Bamsoet mengatakan lebih banyak daripada jumlah putra bangsa
yang pernah menjadi Presiden Republik Indonesia, yang kini baru memasuki
Presiden RI ke-7. Kelima belas Ketua MPR RI tersebut antara lain, Harmoko
(1997-1999), Amien Rais (1999-2004), Hidayat Nur Wahid (2004-2009), Taufiq
Kiemas (2009-2013), Sidarto Danusubroto (2013-2014), Zulkifli Hasan (2014-2019)
serta kini amanah tersebut diberikan kepada saya (2019-2024) di tengah-tengah
kompleksitas persoalan bangsa pasca reformasi yang telah melahirkan UUD 1945
tanpa pintu darurat
Turut hadir para pimpinan MPR RI antara lain, Ahmad Basarah,
Sjarifuddin Hasan, Hidayat Nur Wahid, dan Arsul Sani. Hadir pula Wakil Ketua
Komisi Kajian Ketatanegaraan MPR RI Martin Hutabarat dan Djamal Aziz, Ketua
Fraksi Partai Nasdem MPR RI Taufik Basari, serta Sekretaris Fraksi Partai
Golkar MPR RI Ferdiansyah.
Ketua DPR RI ke-20 dan mantan Ketua Komisi III DPR RI bidang
Hukum, HAM, dan Keamanan ini menjelaskan, pada 29 Agustus 78 tahun silam,
berdirilah Komite Nasional Indonesia Pusat (KNIP) dengan 137 anggota yang
terdiri dari pemuka masyarakat dari berbagai golongan dan daerah, termasuk
mantan anggota Panitia Persiapan Kemerdekaan Indonesia (PPKI). Saat itu, KNIP
belum melakukan fungsi legislatif. Fungsinya untuk membantu Presiden RI
melaksanakan tugas-tugasnya, terutama tugas mempertahankan kemerdekaan dan
kedaulatan negara.
Dari tahun 1945-1949, KNIP dipimpin empat putra terbaik, dan
melakukan enam kali sidang pleno. KNIP kemudian dibubarkan seiring berubahnya
bentuk negara menjadi Republik Indonesia Serikat (RIS), dari Desember 1949
hingga Agustus 1950. Dalam masa yang hanya beberapa bulan ini, bangsa Indonesia
mempunyai lembaga Dewan Perwakilan Rakyat Republik Indonesia Serikat (DPR RIS)
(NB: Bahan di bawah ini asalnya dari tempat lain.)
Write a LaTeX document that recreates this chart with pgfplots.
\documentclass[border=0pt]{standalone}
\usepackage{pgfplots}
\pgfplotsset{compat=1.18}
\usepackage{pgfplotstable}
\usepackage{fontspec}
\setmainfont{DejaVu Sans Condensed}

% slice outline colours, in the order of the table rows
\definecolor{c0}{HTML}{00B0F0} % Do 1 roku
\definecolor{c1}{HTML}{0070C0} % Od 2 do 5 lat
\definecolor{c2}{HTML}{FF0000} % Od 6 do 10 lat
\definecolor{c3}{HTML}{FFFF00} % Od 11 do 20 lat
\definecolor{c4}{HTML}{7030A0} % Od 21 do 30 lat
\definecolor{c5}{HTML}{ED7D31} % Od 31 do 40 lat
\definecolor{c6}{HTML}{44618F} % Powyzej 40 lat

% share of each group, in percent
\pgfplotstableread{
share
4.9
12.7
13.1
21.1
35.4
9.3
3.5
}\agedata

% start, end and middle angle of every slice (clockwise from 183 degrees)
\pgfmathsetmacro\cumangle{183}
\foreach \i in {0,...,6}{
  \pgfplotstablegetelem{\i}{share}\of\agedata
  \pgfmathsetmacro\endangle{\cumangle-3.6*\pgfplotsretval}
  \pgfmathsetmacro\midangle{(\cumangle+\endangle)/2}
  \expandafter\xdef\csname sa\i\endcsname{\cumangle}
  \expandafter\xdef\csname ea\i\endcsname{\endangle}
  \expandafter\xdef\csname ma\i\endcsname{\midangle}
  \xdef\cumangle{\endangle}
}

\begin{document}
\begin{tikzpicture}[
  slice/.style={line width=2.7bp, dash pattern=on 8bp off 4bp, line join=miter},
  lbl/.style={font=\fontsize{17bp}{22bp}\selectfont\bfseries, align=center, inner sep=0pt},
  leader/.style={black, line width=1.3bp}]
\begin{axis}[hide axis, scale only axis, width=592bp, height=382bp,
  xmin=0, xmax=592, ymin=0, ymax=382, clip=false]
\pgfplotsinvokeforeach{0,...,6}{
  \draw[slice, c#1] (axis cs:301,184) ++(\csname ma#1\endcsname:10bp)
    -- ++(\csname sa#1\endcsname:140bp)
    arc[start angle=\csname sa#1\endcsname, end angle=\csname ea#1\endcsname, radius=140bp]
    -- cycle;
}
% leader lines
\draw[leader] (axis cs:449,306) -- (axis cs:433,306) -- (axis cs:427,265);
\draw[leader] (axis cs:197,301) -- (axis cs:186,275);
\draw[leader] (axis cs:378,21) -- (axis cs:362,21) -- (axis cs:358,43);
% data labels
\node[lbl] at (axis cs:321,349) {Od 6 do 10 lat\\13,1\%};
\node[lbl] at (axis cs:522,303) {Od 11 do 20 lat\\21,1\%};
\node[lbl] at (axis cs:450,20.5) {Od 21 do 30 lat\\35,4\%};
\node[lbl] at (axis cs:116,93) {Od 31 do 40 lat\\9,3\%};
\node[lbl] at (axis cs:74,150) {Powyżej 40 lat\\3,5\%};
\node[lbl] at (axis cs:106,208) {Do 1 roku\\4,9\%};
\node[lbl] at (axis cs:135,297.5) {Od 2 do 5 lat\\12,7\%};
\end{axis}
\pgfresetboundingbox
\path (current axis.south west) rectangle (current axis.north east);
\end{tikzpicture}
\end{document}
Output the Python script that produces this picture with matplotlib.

yang terdiri dari 150 anggota dan merupakan wakil seluruh rakyat.
"DPR RIS melakukan kekuasaan legislatif bersama
pemerintah dan Senat Republik Indonesia Serikat yang terdiri dari 32 anggota
(dua dari masing-masing negara bagian yang saat itu ada). Ini adalah sistem
bikameral, tapi tidak ada lembaga gabungan yang serupa dengan MPR hari ini,
atau Congress di Amerika Serikat," jelas Bamsoet.
Ketua Dewan Pembina Depinas SOKSI dan Kepala Badan Hubungan
Penegakan Hukum, Pertahanan dan Keamanan KADIN Indonesia ini menerangkan,
ketika bangsa Indonesia kembali ke bentuk negara kesatuan pada tahun 1950,
konstitusi yang saat itu berlaku, yakni UUDS 1950 tidak mengatur tentang MPR
atau lembaga serupa. Pasal 1 ayat (2) UUDS 1950 menyebutkan bahwa “Kedaulatan
Republik Indonesia adalah ditangan Rakyat dan dilakukan oleh Pemerintah
bersama-sama dengan Dewan Perwakilan Rakyat.”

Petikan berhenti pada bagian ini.